» **EXERCISE DETAILS**
Only the lines from the top of the listing below to the line that has "import * as d3 from 'd3';" should be echoed, with both ends kept and pictures left out.

» **DATASET EXCERPT**
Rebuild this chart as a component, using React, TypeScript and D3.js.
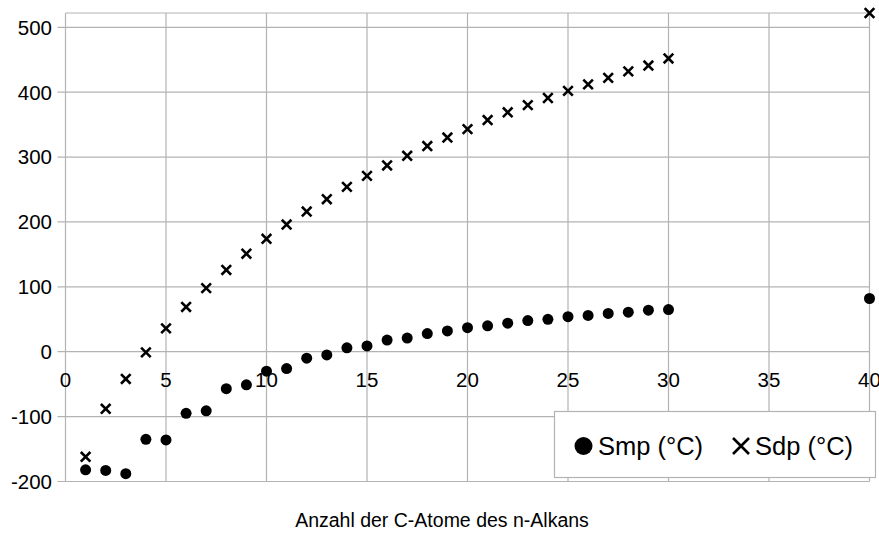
import * as d3 from 'd3';

// n-alkane melting / boiling points
const carbonAtoms = [
  1, 2, 3, 4, 5, 6, 7, 8, 9, 10, 11, 12, 13, 14, 15, 16, 17, 18, 19, 20,
  21, 22, 23, 24, 25, 26, 27, 28, 29, 30, 40,
];
const smp = [
  -182, -183, -188, -135, -136, -95, -91, -57, -51, -30, -26, -10, -5, 6, 9, 18,
  21, 28, 32, 37, 40, 44, 48, 50, 54, 56, 59, 61, 64, 65, 82,
];
const sdp = [
  -162, -88, -42, -1, 36, 69, 98, 126, 151, 174, 196, 216, 235, 254, 271, 287,
  302, 317, 330, 343, 357, 369, 380, 391, 402, 412, 422, 432, 441, 452, 522,
];
const xTicks = [0, 5, 10, 15, 20, 25, 30, 35, 40];
const yTicks = [-200, -100, 0, 100, 200, 300, 400, 500];
const xTitle = 'Anzahl der C-Atome des n-Alkans';
const seriesNames = ['Smp (°C)', 'Sdp (°C)'];

const W = 879;
const H = 535;
const grid = '#b3b3b3';
const font = '"Liberation Sans", Arial, sans-serif';

export default function App() {
  const x = d3.scaleLinear().domain([0, 40]).range([65.5, 869.5]);
  const y = d3.scaleLinear().domain([-200, 522]).range([481.5, 13]);
  const y0 = y(0);

  const cross = (cx: number, cy: number, s: number) =>
    `M${cx - s},${cy - s}L${cx + s},${cy + s}M${cx - s},${cy + s}L${cx + s},${cy - s}`;

  return (
    <svg
      width={W}
      height={H}
      style={{ position: 'absolute', left: 0, top: 0, background: '#fff' }}
      fontFamily={font}
    >
      {/* grid */}
      <g stroke={grid} strokeWidth={1.2}>
        {xTicks.map((t) => (
          <line key={'gx' + t} x1={x(t)} x2={x(t)} y1={y(522)} y2={y(-200)} />
        ))}
        {yTicks.map((t) => (
          <line key={'gy' + t} x1={x(0) - 8} x2={x(40)} y1={y(t)} y2={y(t)} />
        ))}
        <line x1={x(0)} x2={x(40)} y1={y(522)} y2={y(522)} />
      </g>

      {/* y tick labels */}
      <g fontSize={20.5} fill="#000" textAnchor="end">
        {yTicks.map((t) => (
          <text key={'ly' + t} x={52} y={y(t)} dy="0.36em">
            {t}
          </text>
        ))}
      </g>

      {/* x tick labels sit at the zero line */}
      <g fontSize={20.5} fill="#000" textAnchor="middle">
        {xTicks.map((t) => (
          <text key={'lx' + t} x={x(t)} y={y0 + 35}>
            {t}
          </text>
        ))}
      </g>

      {/* Smp */}
      <g fill="#000">
        {carbonAtoms.map((c, i) => (
          <circle key={'m' + c} cx={x(c)} cy={y(smp[i])} r={5.5} />
        ))}
      </g>

      {/* Sdp */}
      <g stroke="#000" strokeWidth={2.6} fill="none">
        {carbonAtoms.map((c, i) => (
          <path key={'b' + c} d={cross(x(c), y(sdp[i]), 4.8)} />
        ))}
      </g>

      {/* legend */}
      <rect x={554.5} y={411.5} width={321} height={66} fill="#fff" stroke={grid} strokeWidth={1.2} />
      <circle cx={583.5} cy={446} r={9} fill="#000" />
      <text x={598} y={455} fontSize={25.5}>
        {seriesNames[0]}
      </text>
      <path d={cross(741, 446, 8)} stroke="#000" strokeWidth={2.6} />
      <text x={755} y={455} fontSize={25.5}>
        {seriesNames[1]}
      </text>

      <text x={442} y={527} fontSize={19.5} textAnchor="middle">
        {xTitle}
      </text>
    </svg>
  );
}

» **CORRECT OUTPUT**
Rebuild this chart as a component, using React, TypeScript and D3.js.
import * as d3 from 'd3';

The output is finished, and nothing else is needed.